Although the foregoing description has specified certain steps and materials that may be used in the method of the present invention, those skilled in the art will appreciate that many modifications and substitutions may be made. Accordingly, it is intended that all such modifications, alterations, substitutions and additions be considered to fall within the spirit and scope of the invention as defined by the appended claims. In addition, it is appreciated that certain aspects of microelectronic devices, such as a FET, are well known in the art. Therefore, it is appreciated that the Figures provided herein illustrate only portions of an exemplary microelectronic device that pertains to the practice of the present invention. Thus the present invention is not limited to the structures described herein.

Claims

1. A method comprising:

forming a plurality of substantially randomly oriented CNT's on a substrate;

forming at least one source/drain pair on the substrate, wherein the at least one source/drain pair is electrically coupled to the plurality of substantially randomly oriented CNT's.

2. The method of claim 1 wherein the plurality of substantially randomly oriented CNT's comprises about 90 percent semiconducting CNT's.

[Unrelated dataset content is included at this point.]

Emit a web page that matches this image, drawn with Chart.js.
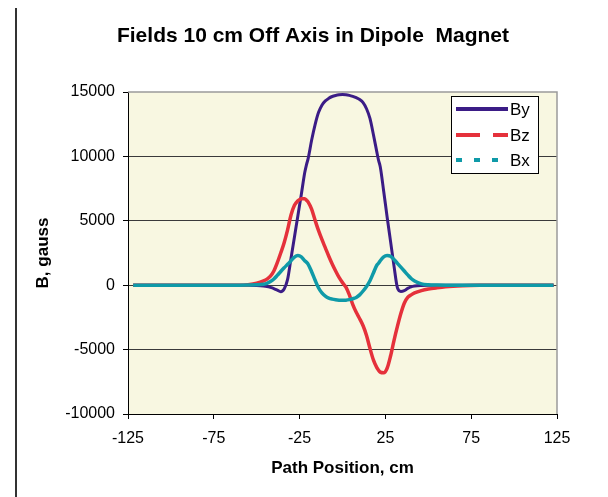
<!DOCTYPE html>
<html lang="en">
<head>
    <meta charset="UTF-8">
    <title>Fields 10 cm Off Axis in Dipole Magnet</title>
    <script src="https://cdn.jsdelivr.net/npm/chart.js"></script>
    <style>
        body { margin: 0; background: #fff; }
        #wrap { position: relative; width: 608px; height: 497px; }
        #bar { position: absolute; left: 15px; top: 8px; width: 2px; height: 489px; background: #333; }
        canvas { position: absolute; left: 0; top: 0; }
    </style>
</head>
<body>
<div id="wrap">
    <div id="bar"></div>
    <canvas id="grafico" width="608" height="497"></canvas>
</div>
<script>
    // path position, cm
    const positions = [-122, -100, -80, -60, -55, -50, -46, -44, -42, -40, -38, -36, -34, -32, -30, -28, -26, -24, -22, -21,
        -20, -18, -16, -14, -12, -10, -8, -6, -4, -2, 0, 2, 4, 6, 8, 10, 12, 14, 16, 18,
        20, 21, 22, 24, 26, 28, 30, 32, 34, 36, 38, 40, 42, 46, 50, 55, 60, 70, 80, 100, 123];

    // fields, gauss
    const by = [0, 0, 0, 0, 0, -20, -60, -100, -170, -260, -380, -500, -300, 450, 2100, 3750, 5400, 7050, 8750, 9350,
        9850, 11250, 12450, 13400, 13980, 14310, 14510, 14650, 14730, 14780, 14800, 14790, 14740, 14660, 14560, 14420, 14180, 13700, 12950, 11700,
        10350, 9700, 9200, 7300, 5300, 3400, 1500, -200, -480, -420, -250, -130, -70, -20, 0, 0, 0, 0, 0, 0, 0];
    const bz = [0, 0, 0, 0, 40, 150, 330, 470, 700, 1100, 1750, 2500, 3300, 4300, 5450, 6200, 6550, 6720, 6720, 6600,
        6450, 5900, 5050, 4250, 3550, 2900, 2250, 1650, 1100, 600, 200, -150, -750, -1500, -2100, -2600, -3150, -3900, -4900, -5800,
        -6400, -6600, -6750, -6800, -6450, -5500, -4300, -3200, -2200, -1400, -950, -750, -600, -420, -300, -200, -120, -40, -10, 0, 0];
    const bx = [0, 0, 0, 0, 10, 30, 80, 150, 280, 480, 760, 1060, 1350, 1620, 1900, 2180, 2300, 2200, 1900, 1780,
        1620, 1050, 400, -200, -600, -850, -1000, -1080, -1130, -1160, -1170, -1160, -1120, -1050, -950, -750, -450, -100, 350, 950,
        1550, 1700, 1900, 2200, 2300, 2250, 2000, 1700, 1400, 1100, 800, 520, 320, 100, 30, 10, 0, 0, 0, 0, 0];

    const seriesNames = ["By", "Bz", "Bx"];
    const seriesColors = ["#3b1c86", "#e5313b", "#0f9aa8"];
    const legendDash = [[], [24, 13], [6, 12]];

    const xTicks = [-125, -75, -25, 25, 75, 125];
    const yTicks = [-10000, -5000, 0, 5000, 10000, 15000];

    function puntos(valores) {
        return positions.map((p, i) => ({ x: p, y: valores[i] }));
    }

    // fondo, borde y leyenda propios
    const decorado = {
        id: "decorado",
        beforeDraw(chart) {
            const { ctx, chartArea: a } = chart;
            ctx.save();
            ctx.fillStyle = "#f8f7e1";
            ctx.fillRect(a.left, a.top, a.right - a.left, a.bottom - a.top);
            ctx.restore();
        },
        afterDraw(chart) {
            const { ctx, chartArea: a } = chart;
            ctx.save();
            // borde superior y derecho
            ctx.strokeStyle = "#9a9a9a";
            ctx.lineWidth = 1.5;
            ctx.beginPath();
            ctx.moveTo(a.left, a.top);
            ctx.lineTo(a.right, a.top);
            ctx.lineTo(a.right, a.bottom);
            ctx.stroke();

            // titulo
            ctx.fillStyle = "#000";
            ctx.font = "bold 21px 'Liberation Sans', Arial, sans-serif";
            ctx.textAlign = "center";
            ctx.textBaseline = "middle";
            ctx.fillText("Fields 10 cm Off Axis in Dipole  Magnet", 313, 36);

            // leyenda
            ctx.fillStyle = "#fff";
            ctx.fillRect(451.5, 96.5, 87, 77);
            ctx.strokeStyle = "#000";
            ctx.lineWidth = 1;
            ctx.strokeRect(451.5, 96.5, 87, 77);
            const ys = [109, 135, 160];
            seriesNames.forEach((n, i) => {
                ctx.strokeStyle = seriesColors[i];
                ctx.lineWidth = 4;
                ctx.setLineDash(legendDash[i]);
                ctx.beginPath();
                ctx.moveTo(456, ys[i]);
                ctx.lineTo(508, ys[i]);
                ctx.stroke();
                ctx.setLineDash([]);
                ctx.fillStyle = "#000";
                ctx.font = "17px 'Liberation Sans', Arial, sans-serif";
                ctx.textAlign = "left";
                ctx.fillText(n, 510, ys[i] + 1);
            });
            ctx.restore();
        }
    };

    new Chart(document.getElementById("grafico").getContext("2d"), {
        type: "line",
        data: {
            datasets: [
                { label: seriesNames[2], data: puntos(bx), borderColor: seriesColors[2], borderWidth: 3.5 },
                { label: seriesNames[1], data: puntos(bz), borderColor: seriesColors[1], borderWidth: 3.5 },
                { label: seriesNames[0], data: puntos(by), borderColor: seriesColors[0], borderWidth: 3 }
            ]
        },
        options: {
            responsive: false,
            animation: false,
            layout: { padding: { top: 92, right: 51, bottom: 0, left: 0 } },
            elements: {
                point: { radius: 0 },
                line: { tension: 0.4, cubicInterpolationMode: "monotone", fill: false }
            },
            plugins: {
                legend: { display: false },
                title: { display: false },
                tooltip: { enabled: false }
            },
            scales: {
                x: {
                    type: "linear",
                    min: xTicks[0],
                    max: xTicks[xTicks.length - 1],
                    afterBuildTicks: s => { s.ticks = xTicks.map(v => ({ value: v })); },
                    afterFit: s => { s.height = 83; },
                    grid: { drawOnChartArea: false, tickLength: 5, color: "#000" },
                    border: { color: "#000", width: 1 },
                    ticks: {
                        color: "#000",
                        padding: 10,
                        font: { family: "'Liberation Sans', Arial, sans-serif", size: 16 }
                    },
                    title: {
                        display: true,
                        text: "Path Position, cm",
                        color: "#000",
                        padding: { top: 0, bottom: 18 },
                        font: { family: "'Liberation Sans', Arial, sans-serif", size: 17, weight: "bold" }
                    }
                },
                y: {
                    min: yTicks[0],
                    max: yTicks[yTicks.length - 1],
                    afterBuildTicks: s => { s.ticks = yTicks.map(v => ({ value: v })); },
                    afterFit: s => { s.width = 128; },
                    grid: {
                        tickLength: 5,
                        tickColor: "#000",
                        color: c => (c.tick && c.tick.value === 15000) ? "rgba(0,0,0,0)" : "#3a3a3a",
                        lineWidth: 1
                    },
                    border: { color: "#000", width: 1 },
                    ticks: {
                        color: "#000",
                        padding: 8,
                        font: { family: "'Liberation Sans', Arial, sans-serif", size: 16 },
                        callback: v => String(v)
                    },
                    title: {
                        display: true,
                        text: "B, gauss",
                        color: "#000",
                        padding: { top: 33, bottom: 0 },
                        font: { family: "'Liberation Sans', Arial, sans-serif", size: 17, weight: "bold" }
                    }
                }
            }
        },
        plugins: [decorado]
    });
</script>
</body>
</html>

3. The method of claim 1 wherein forming a plurality of substantially randomly oriented CNT's comprises forming a plurality of substantially randomly oriented CNT's by chemical vapor deposition.

4. The method of claim 3 wherein forming the plurality of substantially randomly oriented CNT's comprises placing a plurality of CNT seeds on a source/drain region and then growing the plurality of substantially randomly oriented CNT's from the plurality of CNT seeds.

5. The method of claim 4 further comprising coupling the plurality of substantially randomly oriented CNT's between the source/drain pair by semi-aligning the plurality of CNT's by at least one of the application of an electric field and the application of a gas flow.

6. The method of claim 1 wherein the plurality of substantially randomly oriented CNT's comprises a channel region of a CNT device.

7. The method of claim 1 wherein forming the plurality of substantially randomly oriented CNT's comprises placing the plurality of substantially randomly oriented CNT's by a spin on process.

8. The method of claim 7 further comprising semi-aligning the plurality of substantially randomly oriented CNT's by electrophoresis.

9. The method of claim 1 wherein forming the plurality of substantially randomly oriented CNT's comprises forming a substantially repeatable statistical number of substantially randomly oriented CNT's.

10. The method of claim 9 wherein forming the substantially repeatable statistical number of substantially randomly oriented CNT's comprises forming between about 50 to about 200 substantially randomly oriented CNT's.

11. A method of forming a CNT device comprising:

forming a plurality of substantially randomly oriented CNT's on a substrate;

forming at least one source/drain pair, wherein the plurality of substantially randomly oriented CNT's form a channel region between the at least one source/drain pair; and

forming a gate dielectric on the at least one source/drain pair.

12. The method of claim 10 further comprising forming a gate electrode on the gate dielectric.

13. The method of claim 12 wherein forming the gate electrode comprises forming a metallic gate electrode.

14. The method of claim 10 wherein forming the plurality of substantially randomly oriented CNT's further comprises wherein the substantially randomly oriented CNT's comprise a dielectric coating.

15. The method of claim 10 wherein the dielectric coating comprises at least one of a p type dielectric coating and an n-type dielectric coating.

16. A structure comprising:

a plurality of substantially randomly oriented CNT's disposed on a substrate; and

at least one source/drain pair, wherein the at least one source/drain pair is coupled to the plurality of CNT's.

17. The structure of claim 16 wherein the plurality of substantially randomly oriented CNT's comprise about 90 percent semiconducting CNT's.

18. The structure of claim 16 wherein the plurality of substantially randomly oriented CNT's comprises a channel region of a CNT device.

19. The structure of claim 16 further comprising a gate dielectric disposed on the plurality of substantially randomly oriented CNT's.

20. The structure of claim 16 further comprising a gate electrode disposed on the gate dielectric.

21. The structure of claim 16 wherein the number of the plurality of substantially randomly oriented CNT's comprise about 50 to about 200 CNT's.

22. The structure of claim 16 wherein the substantially randomly oriented CNT's comprises a dielectric coating.

23. The structure of claim 16 wherein the polymer dielectric coating comprises at least one of a p-type dielectric coating and an n-type dielectric coating.

24. The structure of claim 16 wherein gate dielectric comprises a dielectric constant greater than about 10.

25. The structure of claim 16 wherein structure comprises a CNT FET.

26. A system comprising:

a CNT device comprising: a plurality of substantially randomly oriented CNT's disposed on a substrate; and at least one source/drain pair, wherein the at least one source/drain pair is electrically coupled to the plurality of CNT's; a bus communicatively coupled to the CNT device; and a DRAM communicatively coupled to the bus.

27. The system of claim 26 wherein the plurality of substantially randomly oriented CNT's comprise about 90 percent semiconducting CNT's.

28. The system of claim 26 wherein the plurality of substantially randomly oriented CNT's comprises a channel region of the CNT device.

29. The system of claim 26 further comprising a gate dielectric disposed on the plurality of substantially randomly oriented CNT's.